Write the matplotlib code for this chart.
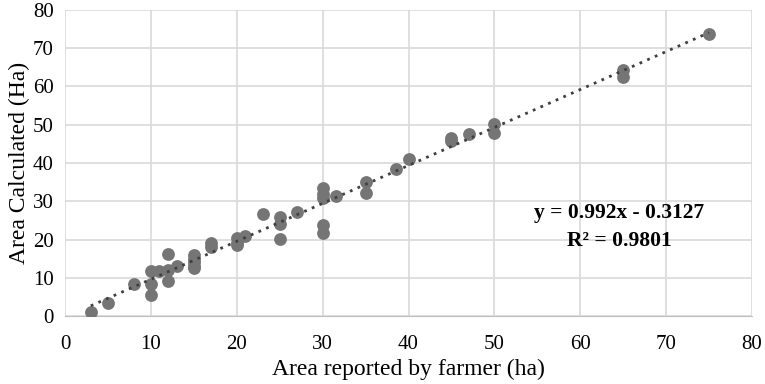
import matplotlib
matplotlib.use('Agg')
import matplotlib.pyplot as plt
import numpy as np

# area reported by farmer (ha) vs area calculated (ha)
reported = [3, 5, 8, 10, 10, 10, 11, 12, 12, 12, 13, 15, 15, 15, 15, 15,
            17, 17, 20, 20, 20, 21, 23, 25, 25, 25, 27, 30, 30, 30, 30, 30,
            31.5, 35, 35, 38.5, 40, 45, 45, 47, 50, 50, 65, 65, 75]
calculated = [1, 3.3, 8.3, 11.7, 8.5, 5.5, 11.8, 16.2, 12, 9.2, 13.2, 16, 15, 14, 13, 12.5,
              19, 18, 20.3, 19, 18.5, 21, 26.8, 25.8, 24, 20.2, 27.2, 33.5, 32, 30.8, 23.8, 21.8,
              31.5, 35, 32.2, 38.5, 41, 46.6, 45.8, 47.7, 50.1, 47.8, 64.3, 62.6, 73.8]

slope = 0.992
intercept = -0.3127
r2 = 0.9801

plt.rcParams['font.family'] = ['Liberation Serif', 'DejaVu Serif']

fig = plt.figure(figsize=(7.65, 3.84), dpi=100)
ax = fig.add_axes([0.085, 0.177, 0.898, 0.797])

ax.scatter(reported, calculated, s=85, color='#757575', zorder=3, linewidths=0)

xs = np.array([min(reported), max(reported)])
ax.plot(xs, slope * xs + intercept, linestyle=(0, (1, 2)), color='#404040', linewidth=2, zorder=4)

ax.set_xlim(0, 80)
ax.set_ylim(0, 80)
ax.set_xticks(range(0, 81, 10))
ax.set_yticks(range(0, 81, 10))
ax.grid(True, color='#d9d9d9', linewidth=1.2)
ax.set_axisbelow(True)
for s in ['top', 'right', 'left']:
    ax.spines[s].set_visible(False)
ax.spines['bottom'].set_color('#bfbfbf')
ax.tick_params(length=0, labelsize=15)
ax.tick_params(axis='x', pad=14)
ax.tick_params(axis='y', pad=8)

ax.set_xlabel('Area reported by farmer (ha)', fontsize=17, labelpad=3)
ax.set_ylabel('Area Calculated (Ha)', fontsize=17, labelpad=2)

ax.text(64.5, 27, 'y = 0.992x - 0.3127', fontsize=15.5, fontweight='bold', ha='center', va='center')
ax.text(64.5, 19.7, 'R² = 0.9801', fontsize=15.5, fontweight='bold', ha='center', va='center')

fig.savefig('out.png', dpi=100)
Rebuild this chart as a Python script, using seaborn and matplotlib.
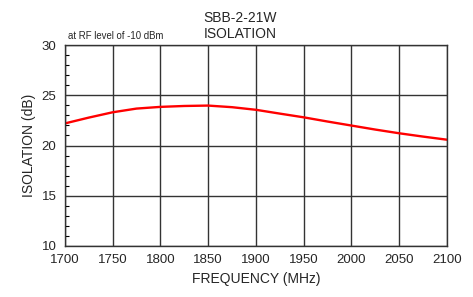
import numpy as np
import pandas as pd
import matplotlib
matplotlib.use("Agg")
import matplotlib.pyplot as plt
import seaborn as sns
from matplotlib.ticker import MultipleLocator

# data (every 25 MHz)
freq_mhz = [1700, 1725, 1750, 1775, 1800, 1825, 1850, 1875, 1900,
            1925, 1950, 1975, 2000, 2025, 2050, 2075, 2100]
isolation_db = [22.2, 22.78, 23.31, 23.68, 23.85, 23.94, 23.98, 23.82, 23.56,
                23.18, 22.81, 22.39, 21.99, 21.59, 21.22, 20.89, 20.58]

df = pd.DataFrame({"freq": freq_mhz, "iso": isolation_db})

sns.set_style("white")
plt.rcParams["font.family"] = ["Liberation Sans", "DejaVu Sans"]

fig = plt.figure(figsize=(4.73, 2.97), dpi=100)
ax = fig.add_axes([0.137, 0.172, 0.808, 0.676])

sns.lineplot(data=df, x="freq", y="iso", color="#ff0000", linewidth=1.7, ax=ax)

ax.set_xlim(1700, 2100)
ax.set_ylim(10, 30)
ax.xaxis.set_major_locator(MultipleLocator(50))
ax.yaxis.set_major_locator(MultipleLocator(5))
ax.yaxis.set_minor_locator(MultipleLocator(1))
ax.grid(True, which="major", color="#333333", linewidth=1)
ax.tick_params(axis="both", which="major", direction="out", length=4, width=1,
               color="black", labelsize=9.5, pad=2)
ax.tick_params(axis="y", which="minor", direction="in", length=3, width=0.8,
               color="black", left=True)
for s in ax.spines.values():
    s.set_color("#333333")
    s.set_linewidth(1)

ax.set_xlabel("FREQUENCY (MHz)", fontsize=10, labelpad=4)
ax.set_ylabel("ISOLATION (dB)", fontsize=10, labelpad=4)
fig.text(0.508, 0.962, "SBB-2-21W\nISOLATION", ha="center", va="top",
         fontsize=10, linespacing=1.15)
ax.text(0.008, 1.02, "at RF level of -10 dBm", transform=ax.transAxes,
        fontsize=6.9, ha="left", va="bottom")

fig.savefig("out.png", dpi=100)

+++

§ Work to do:
Set down nothing but the lines from the one holding "Rebuild this chart" through the one holding "from matplotlib.ticker import MultipleLocator", both included, exactly as they appear; any picture is left out.

§ The solution:
Rebuild this chart as a Python script, using seaborn and matplotlib.
import numpy as np
import pandas as pd
import matplotlib
matplotlib.use("Agg")
import matplotlib.pyplot as plt
import seaborn as sns
from matplotlib.ticker import MultipleLocator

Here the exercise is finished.